I am technically on vacation this week, but I felt like I had to talk about this:
The more I use iPad Pro the more I believe iPads need their own OS. Software on iPad greatly lags hardware. Gestures feel kluged from the phone experience. Split screen/slide over are non intuitive and frankly counterintuitive.
— Michael Gartenberg (@Gartenberg) November 14, 2018
Since the new iPads were announced a couple of weeks ago, there has been a lot of talk about the device and its place in the world.
As we spoke about on Connected last week, the iPad can be a computer replacement for many, many people. Then, there are those of us who can’t quite do all of our work on one. That should be expected any time we consider a young platform. When the Mac came out, there were some users who could move to it right away, and others who needed to keep an Apple II on their desk for many additional years as the Mac evolved and matured.
Gartenberg’s take is one I’ve seen before, and it would be as if someone in the late 80s decided that Mac OS was a failed expirement, and Apple needed to revert back to its older system software if the Macintosh were to ever take off.

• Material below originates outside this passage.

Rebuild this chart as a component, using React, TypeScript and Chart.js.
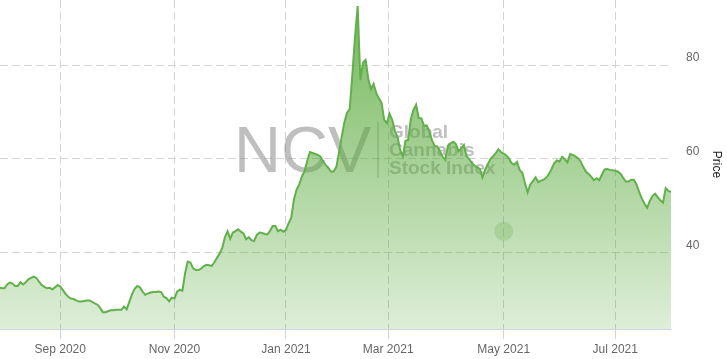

He is right that Apple should work harder to separate the iPad from the iPhone in ways that make sense. I agree the multitasking system Apple first shipped in iOS 9 need work. I find it tedious at times and annoying at others.
However, that is far from a good enough reason to break the bonds between the iPhone and iPad. iOS is — by far — Apple’s most successful operating system. Ever. The iPad benefits from running the same software as the iPhone. The iPad has access to a massive library of third-party software, and Apple gives developers the tools to ensure a single application can run across everything from the iPhone SE up to the 12.9-inch iPad Pro.
Moreover, having the iPad and iPhone run the same OS is beneficial for Apple as well. The company already seems to struggle keeping all its platforms moving forward consistently; adding a new OS for the iPad would only make that worse.
Apple has shown, with iOS 9 and iOS 11 specifically, that it can break the iPad away from the iPhone in meaningful ways when it makes sense. They need to keep at that work, improving the iPad user experience, but saying it needs a different OS than the iPhone is just throwing the baby out with the bathwater.